Screen Stars

Rago Arts and Auction Center
March 10
Folk art three-panel screen from Vancroft Lodge, W. Va.
Estimate: $30,000–$50,000
Price fetched: $180,000
When Joseph B. Vandergrift went to build Vancroft, his hunting lodge-cum-manse on the banks of the Ohio River in 1901, it’s fair to say that the Standard Oil heir was living large. His 500-acre, million-dollar shangri-la included a bowling alley, an indoor pool, a closed circuit telephone system between the estate’s 20+ buildings, a series of themed rooms (Turkish, Japanese, Presidents, Indian), even its own figure-eight race track. A local newspaper dubbed the W. Virginia property, site of regular horse races, gambling, fox hunts and cock fights, “the Monte Carlo of the Ohio Valley.”
Vancroft was decorated throughout in the rustic arts & crafts mode—Gustav Stickley furniture, Roycroft andirons, and the like. Rago Auctions scored 35 lots from Vancroft in its March Arts and Crafts sale, the first time anything from the fabled estate has hit the open market.

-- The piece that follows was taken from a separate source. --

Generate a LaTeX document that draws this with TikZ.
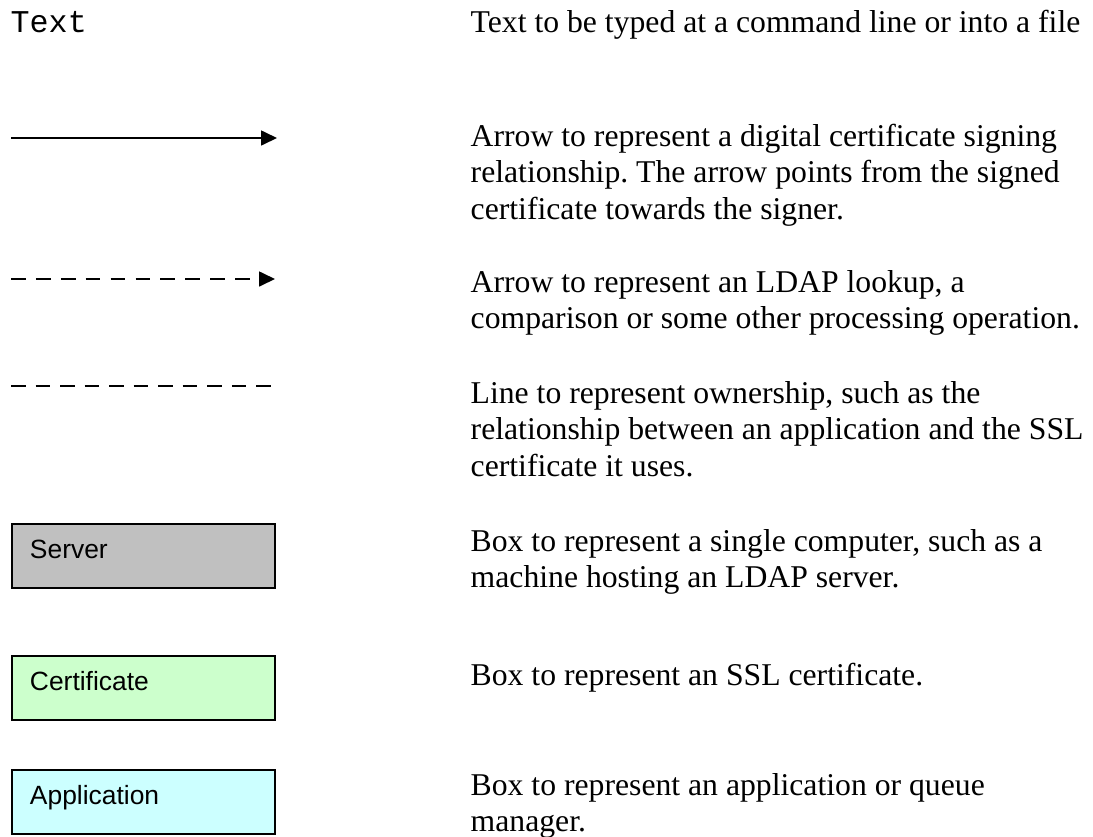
\documentclass[tikz,border=0pt]{standalone}
\usepackage{fontspec}
\setmainfont{Liberation Serif}
\newfontfamily\boxfont{Liberation Sans}
\newfontfamily\codefont{Liberation Mono}
\usetikzlibrary{arrows.meta}
\definecolor{servergray}{HTML}{C0C0C0}
\definecolor{certgreen}{HTML}{CCFFCC}
\definecolor{appcyan}{HTML}{CCFFFF}
\newcommand{\lines}[1]{\begin{tabular}[t]{@{}l@{}}#1\end{tabular}}
\frenchspacing
\begin{document}
\begin{tikzpicture}[x=1pt,y=-1pt,
  desc/.style={anchor=base west, inner sep=0pt,
    font=\fontsize{31.7}{36.5}\selectfont},
  code/.style={anchor=base west, inner sep=0pt,
    font=\codefont\fontsize{31.7}{36.5}\selectfont},
  legendline/.style={line width=1.7pt, line cap=butt},
  tip/.style={-{Triangle[length=16pt,width=15pt]}},
  dashedarrow/.style={dash pattern=on 14.7pt off 10.2pt},
  dashedline/.style={dash pattern=on 14.7pt off 9.83pt},
  legendbox/.style={draw=black, line width=2pt, rectangle,
    minimum width=263pt, minimum height=64pt,
    inner xsep=18pt, inner ysep=0pt, text width=227pt, align=left,
    text height=19pt, text depth=15pt,
    font=\boxfont\fontsize{26.4}{30}\selectfont}]
\useasboundingbox (0,0) rectangle (1093,836);

% monospaced sample and its description
\node[code] (sample) at (10.5,32) {Text};
\node[desc] (dsample) at (470.5,32) {Text to be typed at a command line or into a file};

% signing arrow
\coordinate (sa) at (11,138);
\coordinate (sb) at (277,138);
\draw[legendline, tip] (sa) -- (sb);
\node[desc] (dsign) at (470.5,146) {\lines{Arrow to represent a digital certificate signing\\
  relationship. The arrow points from the signed\\
  certificate towards the signer.}};

% lookup arrow
\coordinate (la) at (11,279);
\coordinate (lb) at (275,279);
\draw[legendline, dashedarrow, tip] (la) -- (lb);
\node[desc] (dlookup) at (470.5,292) {\lines{Arrow to represent an LDAP lookup, a\\
  comparison or some other processing operation.}};

% ownership line
\coordinate (oa) at (11,386);
\coordinate (ob) at (271,386);
\draw[legendline, dashedline] (oa) -- (ob);
\node[desc] (down) at (470.5,403) {\lines{Line to represent ownership, such as the\\
  relationship between an application and the SSL\\
  certificate it uses.}};

% boxes
\node[legendbox, fill=servergray] (server) at (143.5,556) {Server};
\node[desc] (dserver) at (470.5,551) {\lines{Box to represent a single computer, such as a\\
  machine hosting an LDAP server.}};

\node[legendbox, fill=certgreen] (cert) at (143.5,688) {Certificate};
\node[desc] (dcert) at (470.5,685) {Box to represent an SSL certificate.};

\node[legendbox, fill=appcyan] (app) at (143.5,802) {Application};
\node[desc] (dapp) at (470.5,795) {\lines{Box to represent an application or queue\\
  manager.}};
\end{tikzpicture}
\end{document}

Top lot from the group was this unusual screen from Vancroft’s “Indian” room, a piece that featured 36 platinum-print portraits taken by Frank Rinehart at the Indian Congress of 1898 in Omaha, NE. It’s an incredible who’s who of the native American leadership at the turn of the last century. Somehow I can’t imagine that it was revered as such by the weekend revelers and gamblers, as much as an “authentic” decorative piece, complete with tomahawk and feather motifs, a curiosity to flesh out the rustic hunting lodge theme. But still and all, it’s an extraordinary, one-of-a-kind document of both the robber-baron high life and the proud leadership of vanishing peoples.
P.S. Vancroft has now been converted to a senior living facility. Inquiring minds want to know: do they still have cock fights?